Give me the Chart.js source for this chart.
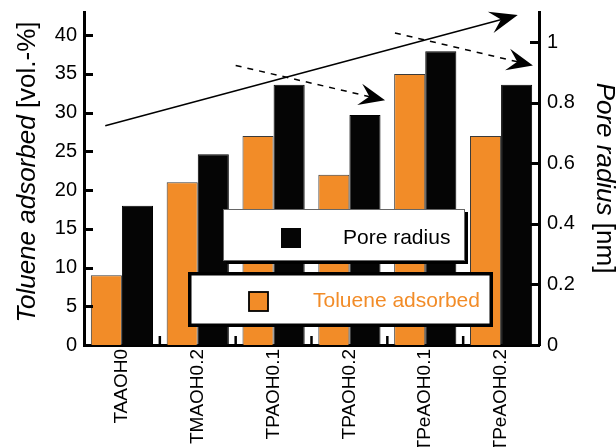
<!DOCTYPE html>
<html><head><meta charset="utf-8">
<script src="https://cdn.jsdelivr.net/npm/chart.js@4.4.0/dist/chart.umd.min.js"></script>
<style>html,body{margin:0;padding:0;background:#fff;} #wrap{width:616px;height:447px;position:relative;}</style>
</head><body><div id="wrap"><canvas id="c" width="616" height="447"></canvas></div>
<script>
// ---- data ----
const categories = ['TAAOH0', 'TMAOH0.2', 'TPAOH0.1', 'TPAOH0.2', 'TPeAOH0.1', 'TPeAOH0.2'];
const tolueneAdsorbed = [9, 21, 27, 22, 35, 27];
const poreRadius = [0.46, 0.63, 0.86, 0.76, 0.97, 0.86];
const leftTicks = [0, 5, 10, 15, 20, 25, 30, 35, 40];
const rightTicks = [0, 0.2, 0.4, 0.6, 0.8, 1];
// trend arrows in data coordinates: [category index, toluene value]
const arrowFrom = [[-0.22, 28.3], [1.50, 36.1], [3.60, 40.3]];
const arrowTo = [[5.22, 42.6], [3.47, 31.6], [5.42, 36.1]];
const arrowDashed = [false, true, true];

const FONT = '"Liberation Sans", Arial, Helvetica, sans-serif';
const ORANGE = '#F28C28';
const BLACK = '#050505';

function drawArrowHead(ctx, tx, ty, dx, dy, L, W) {
  const nx = -dy, ny = dx;
  const bx = tx - L * dx, by = ty - L * dy;
  const mx = tx - 0.62 * L * dx, my = ty - 0.62 * L * dy;
  ctx.beginPath();
  ctx.moveTo(tx, ty);
  ctx.lineTo(bx + W * nx, by + W * ny);
  ctx.lineTo(mx, my);
  ctx.lineTo(bx - W * nx, by - W * ny);
  ctx.closePath();
  ctx.fill();
}

const decor = {
  id: 'decor',
  afterDatasetsDraw(chart) {
    const ctx = chart.ctx, xs = chart.scales.x, ys = chart.scales.yL;
    ctx.save();
    ctx.strokeStyle = '#000'; ctx.fillStyle = '#000';
    for (let i = 0; i < arrowFrom.length; i++) {
      const x0 = xs.getPixelForValue(arrowFrom[i][0]), y0 = ys.getPixelForValue(arrowFrom[i][1]);
      const x1 = xs.getPixelForValue(arrowTo[i][0]), y1 = ys.getPixelForValue(arrowTo[i][1]);
      const len = Math.hypot(x1 - x0, y1 - y0);
      const dx = (x1 - x0) / len, dy = (y1 - y0) / len;
      const L = arrowDashed[i] ? 26 : 28, W = 11;
      ctx.lineWidth = 1.5;
      ctx.setLineDash(arrowDashed[i] ? [6, 6] : []);
      ctx.beginPath();
      ctx.moveTo(x0, y0);
      ctx.lineTo(x1 - 0.6 * L * dx, y1 - 0.6 * L * dy);
      ctx.stroke();
      ctx.setLineDash([]);
      drawArrowHead(ctx, x1, y1, dx, dy, L, W);
    }
    ctx.restore();
  },
  afterDraw(chart) {
    const ctx = chart.ctx, a = chart.chartArea;
    const xs = chart.scales.x, yl = chart.scales.yL, yr = chart.scales.yR;
    ctx.save();
    // inward ticks
    ctx.strokeStyle = '#000';
    ctx.lineWidth = 3;
    yl.ticks.forEach(t => {
      const y = Math.round(yl.getPixelForValue(t.value)) + 0.5;
      if (t.value === 0) return;
      ctx.beginPath(); ctx.moveTo(a.left, y); ctx.lineTo(a.left + 9, y); ctx.stroke();
    });
    yr.ticks.forEach(t => {
      const y = Math.round(yr.getPixelForValue(t.value)) + 0.5;
      if (t.value === 0) return;
      ctx.beginPath(); ctx.moveTo(a.right, y); ctx.lineTo(a.right - 9, y); ctx.stroke();
    });
    ctx.lineWidth = 2.5;
    for (let i = 0; i < categories.length - 1; i++) {
      const x = (xs.getPixelForTick(i) + xs.getPixelForTick(i + 1)) / 2;
      ctx.beginPath(); ctx.moveTo(x, a.bottom); ctx.lineTo(x, a.bottom - 9); ctx.stroke();
    }
    // axis titles with mixed styles
    function mixedTitle(parts, cx, cy, rot) {
      ctx.save();
      ctx.translate(cx, cy);
      ctx.rotate(rot);
      ctx.textBaseline = 'alphabetic';
      ctx.fillStyle = '#000';
      let total = 0;
      parts.forEach(p => { ctx.font = p[1] + ' 26px ' + FONT; total += ctx.measureText(p[0]).width; });
      let x = -total / 2;
      parts.forEach(p => { ctx.font = p[1] + ' 26px ' + FONT; ctx.fillText(p[0], x, 0); x += ctx.measureText(p[0]).width; });
      ctx.restore();
    }
    mixedTitle([['Toluene adsorbed', 'italic'], [' [vol.-%]', 'normal']], 35, 172, -Math.PI / 2);
    mixedTitle([['Pore radius', 'italic'], [' [nm]', 'normal']], 597, 178, Math.PI / 2);

    // legend boxes
    const dsT = chart.data.datasets[0], dsP = chart.data.datasets[1];
    // box 1: pore radius
    ctx.fillStyle = '#000';
    ctx.fillRect(226, 212, 242, 52);
    ctx.fillStyle = '#fff';
    ctx.fillRect(223, 209, 242, 52);
    ctx.strokeStyle = '#666'; ctx.lineWidth = 1;
    ctx.strokeRect(223.5, 209.5, 241, 51);
    ctx.fillStyle = dsP.backgroundColor;
    ctx.fillRect(281, 228, 20, 20);
    ctx.font = '21px ' + FONT;
    ctx.textBaseline = 'middle';
    ctx.textAlign = 'left';
    ctx.fillStyle = '#000';
    ctx.fillText(dsP.label, 343, 238);
    // box 2: toluene adsorbed
    ctx.fillStyle = '#fff';
    ctx.fillRect(188, 272, 305, 55);
    ctx.strokeStyle = '#000'; ctx.lineWidth = 3.5;
    ctx.strokeRect(189.75, 273.75, 301.5, 51.5);
    ctx.fillStyle = dsT.backgroundColor;
    ctx.fillRect(249, 292, 19, 19);
    ctx.lineWidth = 1.8; ctx.strokeStyle = '#000';
    ctx.strokeRect(249, 292, 19, 19);
    ctx.fillStyle = ORANGE;
    ctx.fillText(dsT.label, 313, 301);
    ctx.restore();
  }
};

function zeroPad(s) { s.paddingLeft = 0; s.paddingRight = 0; s.paddingTop = 0; s.paddingBottom = 0; }

new Chart(document.getElementById('c'), {
  type: 'bar',
  data: {
    labels: categories,
    datasets: [
      { label: 'Toluene adsorbed', data: tolueneAdsorbed, yAxisID: 'yL', backgroundColor: ORANGE,
        borderColor: '#3a3a3a', borderWidth: 1, categoryPercentage: 0.82, barPercentage: 1 },
      { label: 'Pore radius', data: poreRadius, yAxisID: 'yR', backgroundColor: BLACK,
        borderColor: '#000', borderWidth: 1, categoryPercentage: 0.82, barPercentage: 1 }
    ]
  },
  options: {
    responsive: false,
    animation: false,
    devicePixelRatio: 1,
    layout: { padding: { top: 12, left: 0, right: 0, bottom: 0 } },
    plugins: { legend: { display: false }, tooltip: { enabled: false } },
    scales: {
      x: {
        type: 'category', offset: true, z: 1,
        grid: { display: false, drawTicks: false },
        border: { display: true, width: 3, color: '#000' },
        ticks: { font: { family: FONT, size: 19 }, color: '#000', minRotation: 90, maxRotation: 90, padding: 4, autoSkip: false },
        afterFit: s => { s.height = 102; zeroPad(s); }
      },
      yL: {
        type: 'linear', position: 'left', min: 0, max: 43, z: 1,
        afterBuildTicks: s => { s.ticks = leftTicks.map(v => ({ value: v })); },
        grid: { display: false, drawTicks: false },
        border: { display: true, width: 3, color: '#000' },
        ticks: { font: { family: FONT, size: 20 }, color: '#000', padding: 7 },
        afterFit: s => { s.width = 84; zeroPad(s); }
      },
      yR: {
        type: 'linear', position: 'right', min: 0, max: 1.1, z: 1,
        afterBuildTicks: s => { s.ticks = rightTicks.map(v => ({ value: v })); },
        grid: { display: false, drawTicks: false },
        border: { display: true, width: 3, color: '#000' },
        ticks: { font: { family: FONT, size: 20 }, color: '#000', padding: 8, callback: v => String(v) },
        afterFit: s => { s.width = 77; zeroPad(s); }
      }
    }
  },
  plugins: [decor]
});
</script>
</body></html>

- TASK
Write out again exactly the lines from the start of the data above through the line containing "const BLACK = '#050505';", inclusive, excluding any pictures.

- RESPONSE TO THIS EXERCISE
Give me the Chart.js source for this chart.
<!DOCTYPE html>
<html><head><meta charset="utf-8">
<script src="https://cdn.jsdelivr.net/npm/chart.js@4.4.0/dist/chart.umd.min.js"></script>
<style>html,body{margin:0;padding:0;background:#fff;} #wrap{width:616px;height:447px;position:relative;}</style>
</head><body><div id="wrap"><canvas id="c" width="616" height="447"></canvas></div>
<script>
// ---- data ----
const categories = ['TAAOH0', 'TMAOH0.2', 'TPAOH0.1', 'TPAOH0.2', 'TPeAOH0.1', 'TPeAOH0.2'];
const tolueneAdsorbed = [9, 21, 27, 22, 35, 27];
const poreRadius = [0.46, 0.63, 0.86, 0.76, 0.97, 0.86];
const leftTicks = [0, 5, 10, 15, 20, 25, 30, 35, 40];
const rightTicks = [0, 0.2, 0.4, 0.6, 0.8, 1];
// trend arrows in data coordinates: [category index, toluene value]
const arrowFrom = [[-0.22, 28.3], [1.50, 36.1], [3.60, 40.3]];
const arrowTo = [[5.22, 42.6], [3.47, 31.6], [5.42, 36.1]];
const arrowDashed = [false, true, true];

const FONT = '"Liberation Sans", Arial, Helvetica, sans-serif';
const ORANGE = '#F28C28';
const BLACK = '#050505';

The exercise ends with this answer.